Long-Term Survival Benefit with Durvalumab in NSCLC Confirmed in Updated Findings

Sustained overall survival and progression-free survival benefits was confirmed following long-term treatment with durvalumab following chemoradation in patients with unresectable stage 3 non-small cell lung cancer whose disease had not progressed after platinum-based concurrent chemoradiotherapy.

Sustained overall survival (OS) and progression-free survival (PFS) benefits was confirmed following long-term treatment with durvalumab following chemoradation in patients with unresectable stage 3 non-small cell lung cancer (NSCLC) whose disease had not progressed after platinum-based concurrent chemoradiotherapy, according to 5-year follow-up data from the phase 3 PACIFIC (NCT02125461) trial.

“(These study results establish) a new benchmark for the standard of care in the unresectable stage 3 non-small-cell lung cancer setting,” said lead study author David R. Spigel, MD, of the Sarah Cannon Cancer Institute, while presenting the findings during the 2021 ASCO Annual Meeting.

Earlier data from the phase 3 PACIFIC trial, which were previously announced in 2018, demonstrated how treatment with durvalumab significantly improved OS versus placebo among patients. 

The trial comprised 713 patients randomized 2:1 to receive either study drug (n = 476) at 10 mg/kg q2w or placebo (n = 237) q2w for up to 12 months.

Eligible patients must have had unresectable stage 3 NSCLC without progression after definitive platinum-based cCRT (≤2 cycles), a WHO PS score of 0 or 1, archived pre-cCRT tumor tissue for PD-L1 testing (if available) and been 18 years or older. PD-L1 enrollment status was not required for enrollment in the trial.

Here, Spigel and colleagues presented 5-year updated data from the randomized, double-blind trial. The OS and PFS outcomes were assessed approximately 5 years after the last patient was randomized. Data cutoff was January 11, 2021.

At a median follow-up of 34.2 months, updated median 5-year OS was 47.5 months in the arm that received durvalumab and 29.1 months in those who received placebo (HR = 0.72; 95% CI, 0.59-0.89). Moreover, median 5-year PFS in the durvalumab arm was 16.9 months and 5.6 months in the placebo arm (HR = 0.55; 95% CI, 0.45-0.68).

Of note, an estimated 42.9% of patients randomized to durvalumab remain alive at 5 years as opposed to 33.4% of patients who received a placebo. And approximately 33.1% of durvalumab-treated patients remain alive without disease progression compared to 19% of the placebo group.

The last patient completed treatment in May 2017. Since then, 58.8% of randomized patients died (55.5% who had received durvalumab and 65.4% who had received the placebo).

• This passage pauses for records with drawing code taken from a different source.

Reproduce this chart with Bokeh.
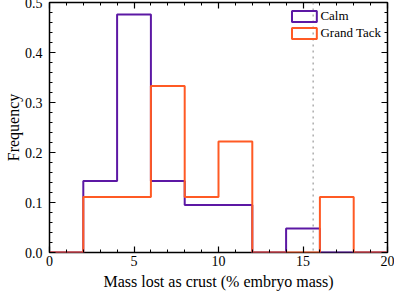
import numpy as np
from bokeh.plotting import figure
from bokeh.models import (LinearAxis, Range1d, Span, Legend, LegendItem,
                          FixedTicker, ColumnDataSource, CustomJSTickFormatter)
from bokeh.embed import file_html
from bokeh.resources import INLINE

# ---- data ----
bin_edges = [0, 2, 4, 6, 8, 10, 12, 14, 16, 18, 20]
calm_freq = [0.0, 0.143, 0.476, 0.143, 0.095, 0.095, 0.0, 0.048, 0.0, 0.0]
grand_tack_freq = [0.0, 0.111, 0.111, 0.333, 0.111, 0.222, 0.0, 0.0, 0.111, 0.0]
series_names = ["Calm", "Grand Tack"]
threshold_x = 15.6
x_ticks = [0, 5, 10, 15, 20]
y_ticks = [0.0, 0.1, 0.2, 0.3, 0.4, 0.5]

PURPLE = "#5c18a4"
ORANGE = "#ff5a24"
FONT = "Liberation Serif"


def step_outline(edges, vals):
    xs = np.repeat(np.asarray(edges, dtype=float), 2)
    ys = np.concatenate([[0.0], np.repeat(np.asarray(vals, dtype=float), 2), [0.0]])
    return xs, ys


p = figure(width=393, height=295, output_backend="svg", toolbar_location=None,
           x_range=Range1d(0, 20), y_range=Range1d(0, 0.5),
           min_border_left=48, min_border_right=7, min_border_top=5,
           min_border_bottom=10)
p.styles = {"margin-left": "1px", "margin-top": "-3px"}
p.grid.visible = False
p.outline_line_color = "black"
p.outline_line_width = 1.5
p.background_fill_color = "white"
p.border_fill_color = "white"

xc, yc = step_outline(bin_edges, calm_freq)
xg, yg = step_outline(bin_edges, grand_tack_freq)
p.line(xc, yc, line_color=PURPLE, line_width=2)
p.line(xg, yg, line_color=ORANGE, line_width=2)

p.add_layout(Span(location=threshold_x, dimension="height", line_color="#999999",
                  line_dash="dotted", line_width=1.2))

# legend proxies (single NaN row so nothing is drawn in the plot)
proxy = dict(left=np.array([np.nan]), right=np.array([np.nan]),
             top=np.array([np.nan]), bottom=np.array([np.nan]))
r1 = p.quad(left="left", right="right", top="top", bottom="bottom",
            source=ColumnDataSource(proxy),
            fill_alpha=0, line_color=PURPLE, line_width=2)
r2 = p.quad(left="left", right="right", top="top", bottom="bottom",
            source=ColumnDataSource(proxy),
            fill_alpha=0, line_color=ORANGE, line_width=2)
legend = Legend(items=[LegendItem(label=series_names[0], renderers=[r1]),
                       LegendItem(label=series_names[1], renderers=[r2])],
                location="top_right", border_line_alpha=0, background_fill_alpha=0,
                label_text_font=FONT, label_text_font_size="13px",
                label_text_color="black",
                glyph_width=31, glyph_height=14, spacing=1, padding=0,
                margin=6, label_standoff=1, label_height=14)
p.add_layout(legend)


def style_axis(ax):
    ax.axis_line_color = None
    ax.major_tick_in = 6
    ax.major_tick_out = 0
    ax.minor_tick_in = 3
    ax.minor_tick_out = 0
    ax.major_tick_line_color = "black"
    ax.minor_tick_line_color = "black"
    ax.major_tick_line_width = 1.2
    ax.major_label_text_font = FONT
    ax.major_label_text_font_size = "14px"
    ax.major_label_text_color = "black"
    ax.axis_label_text_font = FONT
    ax.axis_label_text_font_size = "16px"
    ax.axis_label_text_font_style = "normal"
    ax.axis_label_text_color = "black"


x_minor = list(range(0, 21))
y_minor = [round(i * 0.02, 2) for i in range(26)]

p.xaxis.ticker = FixedTicker(ticks=x_ticks, minor_ticks=x_minor)
p.yaxis.ticker = FixedTicker(ticks=y_ticks, minor_ticks=y_minor)
p.yaxis.formatter = CustomJSTickFormatter(code="return tick.toFixed(1)")
style_axis(p.xaxis[0])
style_axis(p.yaxis[0])
p.xaxis.axis_label = "Mass lost as crust (% embryo mass)"
p.yaxis.axis_label = "Frequency"
p.xaxis.major_label_standoff = 3
p.xaxis.axis_label_standoff = 4
p.yaxis.major_label_standoff = 7
p.yaxis.axis_label_standoff = 0

top_ax = LinearAxis(ticker=FixedTicker(ticks=x_ticks, minor_ticks=x_minor),
                    formatter=CustomJSTickFormatter(code="return ''"))
right_ax = LinearAxis(ticker=FixedTicker(ticks=y_ticks, minor_ticks=y_minor),
                      formatter=CustomJSTickFormatter(code="return ''"))
for ax in (top_ax, right_ax):
    style_axis(ax)
    ax.major_label_standoff = 0
p.add_layout(top_ax, "above")
p.add_layout(right_ax, "right")

open("out.html", "w").write(file_html(p, INLINE))
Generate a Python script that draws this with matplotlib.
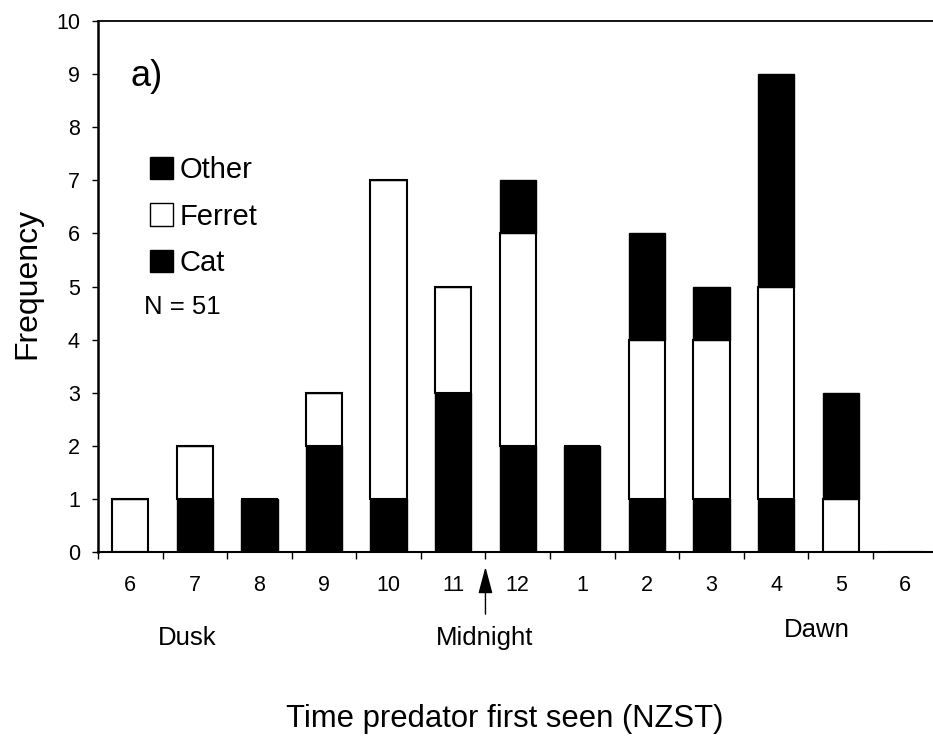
import matplotlib
matplotlib.use("Agg")
import matplotlib.pyplot as plt
from matplotlib.patches import Patch

plt.rcParams["font.family"] = ["Liberation Sans", "DejaVu Sans"]

hours = ["6", "7", "8", "9", "10", "11", "12", "1", "2", "3", "4", "5", "6"]
cat = [0, 1, 1, 2, 1, 3, 2, 2, 1, 1, 1, 0, 0]
ferret = [1, 1, 0, 1, 6, 2, 4, 0, 3, 3, 4, 1, 0]
other = [0, 0, 0, 0, 0, 0, 1, 0, 2, 1, 4, 2, 0]
n_total = sum(cat) + sum(ferret) + sum(other)

fig = plt.figure(figsize=(9.33, 7.41), dpi=100)
ax = fig.add_axes([0.105, 0.255, 0.895, 0.7166])

x = list(range(len(hours)))
width = 0.56
ferret_base = cat
other_base = [c + f for c, f in zip(cat, ferret)]

ax.bar(x, cat, width, color="black", edgecolor="black", linewidth=1)
ax.bar(x, ferret, width, bottom=ferret_base, color="white", edgecolor="black", linewidth=1.5)
ax.bar(x, other, width, bottom=other_base, color="black", edgecolor="black", linewidth=1)

ax.set_xlim(-0.5, 12.43)
ax.set_ylim(0, 10)
ax.set_yticks(range(0, 11))
ax.set_xticks([i - 0.5 for i in range(len(hours))])
ax.set_xticklabels([])
ax.set_xticks(x, minor=True)
ax.set_xticklabels(hours, minor=True)
ax.tick_params(axis="x", which="minor", length=0, pad=16.5, labelsize=15.5)
ax.tick_params(axis="x", which="major", direction="out", length=5, width=1)
ax.tick_params(axis="y", direction="out", length=4, width=1, labelsize=15.5, pad=9)

ax.spines["right"].set_visible(False)
ax.spines["left"].set_linewidth(1.8)
ax.spines["bottom"].set_linewidth(1.5)
ax.spines["top"].set_linewidth(1.3)

ax.set_ylabel("Frequency", fontsize=23)
ax.yaxis.set_label_coords(-0.066, 0.505)
ax.set_xlabel("Time predator first seen (NZST)", fontsize=22.3)
ax.xaxis.set_label_coords(0.487, -0.287)

ax.text(0.0587, 0.896, "a)", fontsize=26, ha="center", va="center", transform=ax.transAxes)
ax.text(0.055, 0.461, f"N = {n_total}", fontsize=18.5, ha="left", va="center", transform=ax.transAxes)

handles = [
    Patch(facecolor="black", edgecolor="black", label="Other"),
    Patch(facecolor="white", edgecolor="black", label="Ferret"),
    Patch(facecolor="black", edgecolor="black", label="Cat"),
]
ax.legend(handles=handles, loc="upper left", bbox_to_anchor=(0.045, 0.773),
          frameon=False, fontsize=21, handlelength=0.8, handleheight=0.8,
          handletextpad=0.2, labelspacing=0.63, borderpad=0)

ax.annotate("", xy=(5.5, -0.28), xytext=(5.5, -1.17),
            arrowprops=dict(arrowstyle="-|>,head_length=0.75,head_width=0.2",
                            color="black", lw=1, mutation_scale=22,
                            shrinkA=0, shrinkB=0),
            annotation_clip=False)
ax.text(0.88, -1.62, "Dusk", fontsize=18.5, ha="center", va="center", clip_on=False)
ax.text(5.48, -1.62, "Midnight", fontsize=18.5, ha="center", va="center", clip_on=False)
ax.text(10.63, -1.47, "Dawn", fontsize=18.5, ha="center", va="center", clip_on=False)

fig.savefig("out.png", dpi=100)
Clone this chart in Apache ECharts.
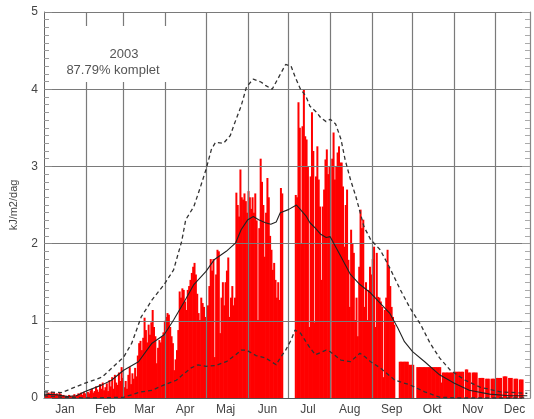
<!DOCTYPE html>
<html>
<head>
<meta charset="utf-8">
<script src="https://cdn.jsdelivr.net/npm/echarts@6/dist/echarts.min.js"></script>
<style>html,body{margin:0;padding:0;background:#fff;}#c{width:534px;height:419px;}</style>
</head>
<body>
<div id="c"></div>
<script>
// ---- data (daily kJ/m2/dag, 2003) ----
const monthNames = ['Jan','Feb','Mar','Apr','Maj','Jun','Jul','Aug','Sep','Okt','Nov','Dec'];
const monthStarts = [31,59,90,120,151,181,212,243,273,304,334];
const monthMids = [15,45,74,104,134,165,195,226,257,287,317,348];
const yTicks = [0,1,2,3,4,5];

const jan = [0.03,0.04,0.06,0.07,0.05,0.08,0.06,0.07,0.05,0.06,0.04,0.07,0.05,0.03,0.04,0.02,0.03,0.02,0.04,0.03,0.02,0.03,0.05,0.03,0.04,0.06,0.05,0.07,0.04,0.08,0.06];
const feb = [0.05,0.08,0.06,0.1,0.12,0.07,0.09,0.15,0.11,0.08,0.18,0.12,0.2,0.1,0.14,0.19,0.09,0.23,0.15,0.27,0.12,0.3,0.2,0.17,0.33,0.22,0.4,0.26];
const mar = [0.14,0.22,0.12,0.3,0.4,0.18,0.32,0.25,0.39,0.28,0.55,0.71,0.74,0.62,0.78,1.04,0.88,0.72,0.95,0.82,0.98,1.14,0.92,0.8,0.45,0.65,0.75,0.72,0.8,0.85,1.0];
const apr = [1.05,1.1,1.08,0.92,0.8,0.71,0.36,0.5,0.62,0.88,1.38,1.3,1.42,1.4,1.25,1.14,1.4,1.45,1.53,1.62,1.7,1.75,1.6,1.35,1.1,1.01,1.3,1.23,1.18,1.05];
const may = [0.95,1.2,1.45,1.8,1.65,1.8,0.53,1.6,1.92,1.9,0.84,1.3,1.5,1.2,1.5,1.65,1.82,1.05,1.3,1.45,1.2,1.3,2.66,2.5,2.35,2.96,2.6,2.57,2.65,2.55,2.4];
const jun = [2.68,2.6,2.45,2.6,2.4,2.65,2.3,1.01,2.2,3.1,2.8,2.5,1.83,2.4,2.85,2.6,2.1,1.92,1.66,1.75,1.53,1.3,1.5,1.27,2.72,2.65,null,null,null,null];
const jul = [null,null,null,null,null,2.63,2.6,3.83,3.5,2.0,3.52,4.0,3.39,3.35,3.0,0.92,2.87,3.7,3.2,0.98,2.87,3.26,2.83,2.48,1.53,2.48,2.7,3.09,3.22,2.9,3.0];
const aug = [null,3.1,3.44,2.83,3.0,3.18,3.26,3.05,3.05,2.74,1.96,2.5,2.7,1.79,1.18,2.18,2.0,1.88,1.01,1.3,0.8,1.7,2.44,2.2,2.31,1.18,1.5,1.01,1.4,1.7,1.6];
const sep = [1.8,1.96,0.92,1.88,1.31,1.3,1.25,1.18,0.27,1.14,1.3,1.92,1.7,1.45,1.18,1.05,0.95,null,null,null,0.47,0.47,0.47,0.47,0.47,0.47,0.47,0.43,0.43,0.43];
const okt = [0.43,null,null,0.4,0.4,0.4,0.4,0.4,0.4,0.4,0.4,0.4,0.4,0.4,0.4,0.4,0.4,0.4,0.4,0.4,0.4,0.2,0.33,0.33,0.33,0.33,0.33,0.33,0.33,0.33,0.33];
const nov = [0.34,0.34,0.34,0.34,0.34,0.34,0.34,null,0.37,0.37,0.33,0.33,null,0.33,0.33,0.33,0.33,null,0.26,0.26,0.26,0.26,null,0.25,0.25,0.25,null,0.25,0.25,0.25];
const dec = [null,0.26,0.26,0.26,0.26,null,0.28,0.28,0.28,null,0.26,0.26,0.26,null,0.25,0.25,0.25,null,0.24,0.24,0.24,null,null,null,null,null];

// [day, value]
const meanLine = [[0,0.05],[10,0.04],[17,0.02],[24,0.03],[30,0.08],[43,0.17],[50,0.23],[59,0.36],[70,0.47],[80,0.71],[89,0.82],[96,1.01],[104,1.25],[111,1.47],[120,1.64],[126,1.79],[135,1.9],[142,2.01],[146,2.18],[151,2.31],[155,2.35],[159,2.31],[164,2.27],[168,2.25],[172,2.28],[175,2.4],[181,2.44],[187,2.5],[190,2.44],[194,2.36],[197,2.27],[201,2.2],[205,2.12],[209,2.08],[212,2.09],[220,1.83],[227,1.6],[234,1.47],[242,1.36],[249,1.23],[256,1.1],[262,0.91],[267,0.73],[273,0.6],[282,0.47],[293,0.3],[304,0.19],[315,0.1],[330,0.05],[345,0.03],[358,0.03]];
const maxLine = [[0,0.08],[13,0.07],[30,0.19],[43,0.27],[54,0.45],[59,0.53],[65,0.71],[72,1.05],[80,1.27],[89,1.47],[96,1.66],[102,2.03],[105,2.31],[111,2.48],[116,2.74],[120,2.96],[124,3.22],[127,3.31],[133,3.3],[138,3.4],[141,3.55],[146,3.78],[150,4.03],[155,4.13],[161,4.09],[164,4.05],[167,4.02],[169,4.0],[174,4.16],[179,4.32],[183,4.3],[186,4.16],[190,4.0],[194,3.91],[197,3.78],[202,3.7],[205,3.63],[209,3.58],[212,3.61],[216,3.55],[220,3.35],[223,3.09],[227,2.83],[231,2.61],[237,2.22],[242,2.05],[249,1.92],[256,1.69],[264,1.4],[271,1.17],[279,0.95],[286,0.71],[293,0.52],[301,0.36],[312,0.23],[323,0.14],[338,0.08],[358,0.06]];
const minLine = [[0,0.03],[13,0.01],[35,0.0],[59,0.01],[72,0.08],[80,0.1],[89,0.17],[98,0.23],[104,0.32],[109,0.39],[114,0.43],[120,0.41],[127,0.42],[135,0.47],[142,0.56],[146,0.62],[150,0.62],[157,0.55],[164,0.52],[172,0.43],[175,0.52],[179,0.62],[183,0.75],[186,0.88],[190,0.84],[194,0.73],[197,0.65],[201,0.56],[209,0.62],[212,0.6],[220,0.49],[227,0.47],[234,0.58],[238,0.53],[242,0.47],[249,0.39],[260,0.23],[271,0.17],[282,0.08],[293,0.01],[308,0.0],[358,0.0]];

const bars = [].concat(jan,feb,mar,apr,may,jun,jul,aug,sep,okt,nov,dec);
const dayIdx = bars.map((_, i) => String(i));

const chart = echarts.init(document.getElementById('c'), null, {renderer: 'canvas'});
const gridCol = '#7a7a7a';
const font = "'Liberation Sans', Arial, sans-serif";
chart.setOption({
  animation: false,
  backgroundColor: '#fff',
  grid: {left: 42, top: 12, width: 488, height: 386},
  xAxis: [{
    type: 'category', data: dayIdx, boundaryGap: true, z: 5,
    axisLine: {show: true, lineStyle: {color: '#555', width: 1}},
    axisTick: {show: false},
    axisLabel: {
      interval: (i) => monthMids.includes(i),
      formatter: (v, i) => monthNames[monthMids.indexOf(Number(v))],
      color: '#444', fontSize: 12, fontFamily: font, margin: 6
    },
    splitLine: {show: true, interval: (i) => monthStarts.includes(i), lineStyle: {color: gridCol, width: 1.2}}
  }, {
    type: 'value', min: 0, max: 360, show: false
  }],
  yAxis: [{
    type: 'value', min: 0, max: 5, interval: 1, z: 5,
    name: 'kJ/m2/dag', nameLocation: 'middle', nameRotate: 90, nameGap: 25,
    nameTextStyle: {color: '#444', fontSize: 11, fontFamily: font},
    axisLine: {show: true, lineStyle: {color: '#666', width: 1}},
    axisTick: {show: true, inside: true, length: 8, lineStyle: {color: '#888'}},
    minorTick: {show: true, splitNumber: 10, length: 5, lineStyle: {color: '#999'}},
    axisLabel: {color: '#444', fontSize: 12, fontFamily: font, margin: 6,
      formatter: (v) => yTicks.includes(v) ? String(v) : ''},
    splitLine: {show: true, lineStyle: {color: gridCol, width: 1.2}}
  }, {
    type: 'value', min: 0, max: 5, interval: 1, position: 'right', z: 5,
    axisLine: {show: true, lineStyle: {color: '#888', width: 1}},
    axisTick: {show: true, inside: true, length: 8, lineStyle: {color: '#999'}},
    minorTick: {show: true, splitNumber: 10, length: 5, lineStyle: {color: '#aaa'}},
    axisLabel: {show: false},
    splitLine: {show: false}
  }],
  series: [{
    type: 'bar', data: bars, xAxisIndex: 0, yAxisIndex: 0,
    barWidth: 2, z: 2,
    itemStyle: {color: '#ff0000'}
  }, {
    type: 'line', data: maxLine, xAxisIndex: 1, yAxisIndex: 0, symbol: 'none', z: 8,
    lineStyle: {color: '#333', width: 1.3, type: [4, 3]}
  }, {
    type: 'line', data: meanLine, xAxisIndex: 1, yAxisIndex: 0, symbol: 'none', z: 8,
    lineStyle: {color: '#222', width: 1.1}
  }, {
    type: 'line', data: minLine, xAxisIndex: 1, yAxisIndex: 0, symbol: 'none', z: 8,
    lineStyle: {color: '#333', width: 1.3, type: [4, 3]}
  }],
  graphic: [
    {type: 'rect', x: 50, y: 26, shape: {x: 0, y: 0, width: 148, height: 56}, style: {fill: '#fff'}, z: 10},
    {type: 'text', x: 124, y: 54, style: {text: '2003', fill: '#555', font: '13px ' + font, textAlign: 'center', textVerticalAlign: 'middle'}, z: 11},
    {type: 'text', x: 113, y: 70, style: {text: '87.79% komplet', fill: '#555', font: '13px ' + font, textAlign: 'center', textVerticalAlign: 'middle'}, z: 11}
  ]
});
</script>
</body>
</html>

Spigel concluded noting that the regimen from the PACIFIC trial is being investigated in combination with other chemoradiotherapy regimens as well as other agents following chemoradiotherapy.

Reference
Spigel DR, Faivre-Finn C, Elaine Gray J, et al. Five-year survival outcomes with durvalumab after chemoradiotherapy in unresectable stage III NSCLC: An update from the PACIFIC trial. J Clin Oncol. 2021;39 (suppl 15): Abstract 8511.